The Environment, Food and Rural Affairs Secretary was cross about Opposition scepticism on the cull, nostalgic for 1972 when bovine TB was at only 0.01 percent and “we had a bipartisan approach.” That was before the great ideological divide, of course, which left Conservatives as the party of hardworking, revenue earning, cows and Labour representing feckless badgers who sleep most of the day and gorge on botanically useful earthworms at night.

He was as defiant on the virtues of the cull as he was on the floods. Not the greenest of ministers, he declined to endorse David Cameron’s declaration on Wednesday that he “strongly suspected” they were caused by climate change. And he deflected questions on figures suggesting a £100m fall in flood defence spending by ruthlessly exploiting Labour’s unwillingness to match coalition funding plans this far from the election. “If you want flood defences, you vote Conservative,” he barked confidently, as if this was an answer.

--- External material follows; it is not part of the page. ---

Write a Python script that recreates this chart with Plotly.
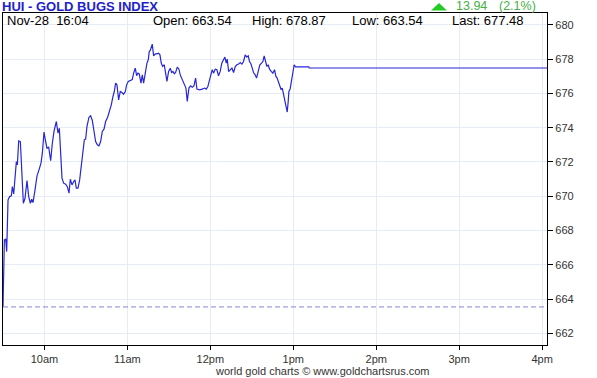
import datetime as dt
import plotly.graph_objects as go

# ---- data ----
session_date = "2023-11-28"
open_time = "09:30"
minutes_after_open = [
    0, 1.0, 1.95, 2.67, 3.64, 4.84, 6.05, 6.77, 7.74, 8.94,
    9.66, 10.39, 11.35, 12.55, 13.52, 14.72, 15.93, 17.37, 18.58, 19.78,
    20.75, 21.71, 23.16, 24.6, 26.05, 27.49, 28.46, 29.66, 30.63, 31.83,
    33.04, 34.48, 35.69, 36.89, 38.58, 39.78, 40.75, 41.71, 42.68, 43.88,
    45.33, 46.53, 47.74, 48.7, 49.9, 51.11, 52.07, 53.04, 54.24, 55.45,
    56.41, 57.62, 58.82, 59.78, 60.75, 62.19, 63.4, 64.6, 65.81, 67.01,
    68.22, 69.42, 70.63, 71.83, 73.04, 74.24, 75.69, 77.13, 78.34, 79.54,
    80.51, 81.47, 82.43, 83.64, 84.84, 86.05, 87.25, 88.46, 89.42, 90.63,
    92.07, 93.52, 94.48, 95.69, 96.65, 97.62, 98.58, 99.79, 100.75, 101.72,
    102.92, 104.13, 105.09, 105.81, 106.53, 107.98, 108.94, 110.15, 111.35, 112.56,
    113.52, 114.48, 115.45, 116.65, 117.62, 118.58, 119.79, 120.99, 121.96, 122.92,
    123.89, 124.85, 126.06, 127.26, 128.22, 129.19, 130.15, 131.36, 132.32, 133.28,
    134.49, 135.69, 136.9, 138.1, 139.31, 140.27, 142.2, 144.1, 145.8, 147.0,
    148.2, 149.4, 150.4, 151.35, 152.3, 153.5, 154.7, 155.9, 157.1, 158.3,
    159.5, 160.5, 161.5, 162.2, 163.2, 164.4, 165.6, 166.8, 168.0, 169.2,
    170.4, 171.6, 172.8, 174.0, 175.2, 176.4, 177.4, 178.3, 179.3, 180.3,
    181.2, 182.4, 183.4, 184.6, 185.8, 187.0, 188.0, 188.9, 189.9, 190.9,
    191.8, 192.8, 194.0, 195.2, 196.4, 197.4, 198.3, 199.3, 200.3, 201.2,
    202.0, 202.9, 203.9, 204.9, 205.6, 206.3, 206.8, 207.7, 208.7, 209.7,
    210.6, 211.6, 221.2, 221.5, 394,
]
index_values = [
    663.54, 667.45, 667.49, 666.77, 669.78, 669.98, 670.02, 670.56, 670.13, 671.15,
    672.02, 671.83, 673.23, 673.19, 671.54, 669.59, 669.88, 670.91, 669.98, 669.59,
    669.82, 669.63, 670.37, 671.19, 671.54, 671.93, 672.51, 673.74, 673.29, 672.80,
    672.86, 672.08, 673.09, 673.78, 674.36, 673.68, 673.97, 672.31, 671.05, 670.76,
    670.70, 670.56, 670.18, 670.99, 670.66, 670.86, 670.95, 670.47, 670.47, 670.95,
    671.63, 672.22, 673.29, 673.33, 674.07, 674.61, 674.69, 674.42, 673.87, 673.19,
    673.00, 672.94, 673.19, 673.78, 673.91, 674.36, 674.61, 674.94, 675.33, 675.82,
    676.11, 676.60, 676.50, 675.62, 676.11, 676.05, 675.95, 676.11, 676.50, 676.70,
    676.74, 676.80, 677.18, 677.47, 677.03, 677.18, 677.14, 676.60, 677.08, 676.60,
    677.18, 677.77, 677.96, 678.45, 678.51, 678.87, 678.19, 678.31, 678.31, 678.35,
    678.25, 677.77, 677.57, 677.67, 677.18, 676.70, 677.28, 677.47, 677.22, 677.28,
    677.14, 677.22, 677.53, 677.41, 677.08, 676.89, 676.80, 676.50, 676.31, 675.53,
    676.31, 676.44, 676.36, 676.44, 676.89, 676.25, 676.21, 676.25, 676.31, 676.25,
    676.40, 676.79, 677.18, 677.38, 677.18, 677.41, 677.38, 677.03, 677.28, 677.77,
    677.96, 678.12, 677.77, 678.00, 677.28, 677.38, 677.47, 677.22, 677.57, 677.67,
    677.71, 677.80, 677.71, 677.86, 678.25, 678.12, 678.19, 677.86, 677.73, 677.47,
    677.22, 677.08, 676.89, 677.28, 677.67, 677.77, 677.86, 678.19, 677.77, 677.57,
    677.67, 677.41, 677.28, 677.18, 677.38, 676.99, 676.89, 676.60, 676.44, 676.21,
    676.31, 675.92, 675.53, 675.14, 674.91, 675.53, 676.11, 676.25, 676.79, 677.28,
    677.67, 677.55, 677.55, 677.48, 677.48,
]
hour_ticks = ["10:00", "11:00", "12:00", "13:00", "14:00", "15:00", "16:00"]
hour_labels = ["10am", "11am", "12pm", "1pm", "2pm", "3pm", "4pm"]
y_ticks = [662, 664, 666, 668, 670, 672, 674, 676, 678, 680]

title_text = "HUI - GOLD BUGS INDEX"
stamp_text = "Nov-28\u00a0\u00a016:04"
open_value = 663.54
high_value = 678.87
low_value = 663.54
last_value = 677.48
change_value = 13.94
change_pct = "2.1%"
footer_text = "world gold charts \u00a9 www.goldchartsrus.com"

# ---- build ----
base = dt.datetime.fromisoformat(f"{session_date} {open_time}")
times = [(base + dt.timedelta(minutes=m)).isoformat() for m in minutes_after_open]
tickvals = [f"{session_date} {t}" for t in hour_ticks]

FONT = "Liberation Sans, Arial, sans-serif"
W, H = 597, 378
ML, MR, MT, MB = 3, 50, 13, 33
PW, PH = W - ML - MR, H - MT - MB


def px(x):
    return (x - ML) / PW


def py(y):
    return (H - MB - y) / PH


fig = go.Figure()
fig.add_trace(go.Scatter(
    x=times, y=index_values, mode="lines",
    line=dict(color="#2727d6", width=1.2),
    hoverinfo="skip", showlegend=False,
))

fig.add_shape(type="line", xref="paper", yref="y", x0=0, x1=1,
              y0=open_value, y1=open_value,
              line=dict(color="#8585dd", width=1, dash="5px,3px"))

# green "up" arrow next to the change figure
tri = [(431, 10.5), (447, 10.5), (439, 3)]
path = "M {} {} L {} {} L {} {} Z".format(
    *[v for p in tri for v in (px(p[0]), py(p[1]))])
fig.add_shape(type="path", xref="paper", yref="paper", path=path,
              fillcolor="#22cc22", line=dict(width=0))

grid = "#e5ecf3"
fig.update_xaxes(
    type="date",
    range=[f"{session_date} 09:30", f"{session_date} 16:03:30"],
    tickvals=tickvals, ticktext=hour_labels,
    showgrid=True, gridcolor=grid, gridwidth=1,
    ticks="outside", ticklen=4, tickcolor="#000", tickwidth=1,
    showline=True, linecolor="#000", linewidth=1.3, mirror=True,
    tickfont=dict(family=FONT, size=11, color="#333"),
    zeroline=False, fixedrange=True,
)
fig.update_yaxes(
    range=[661.32, 680.69], side="right",
    tickvals=y_ticks, ticktext=[str(v) for v in y_ticks],
    showgrid=True, gridcolor=grid, gridwidth=1,
    ticks="outside", ticklen=5, tickcolor="#000", tickwidth=1,
    showline=True, linecolor="#000", linewidth=1.3, mirror=True,
    tickfont=dict(family=FONT, size=11, color="#333"),
    zeroline=False, fixedrange=True,
)

ann = []


def add(text, x, y, size=13, color="#000", bold=False, xanchor="left"):
    ann.append(dict(
        text=f"<b>{text}</b>" if bold else text,
        x=px(x), y=py(y), xref="paper", yref="paper",
        xanchor=xanchor, yanchor="middle", showarrow=False,
        font=dict(family=FONT, size=size, color=color),
        borderpad=0,
    ))


add(title_text, 1, 7, size=13, color="#2222cc", bold=True)
add(stamp_text, 6, 21)
add(f"Open: {open_value:.2f}", 152, 21)
add(f"High: {high_value:.2f}", 251, 21)
add(f"Low: {low_value:.2f}", 351, 21)
add(f"Last: {last_value:.2f}", 451, 21)
add(f"{change_value:.2f}", 454.5, 6.5, size=12.5, color="#44b044")
add(f"({change_pct})", 498, 6.5, size=12.5, color="#44b044")
add(footer_text, 322, 371, size=11, color="#333", xanchor="center")

fig.update_layout(
    width=W, height=H,
    margin=dict(l=ML, r=MR, t=MT, b=MB, pad=0),
    paper_bgcolor="#fff", plot_bgcolor="#fff",
    annotations=ann,
    showlegend=False,
)

fig.write_html("out.html", config={"displayModeBar": False})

Which it wasn’t, any more than another Paterson classic in response to environmentalist fears that his “biodiversity offsetting” plan could mean replacement of ancient woodland. “As someone who has planted an arboretum over recent years, the idea that I am going to trash ancient woodlands is an absolute outrage to me personally,” he insisted. Apart from coming out as the first arbiculturalist cabinet minister since Michael Heseltine, Paterson will not have reassured doubters with this answer. It fails to see the wood for the trees.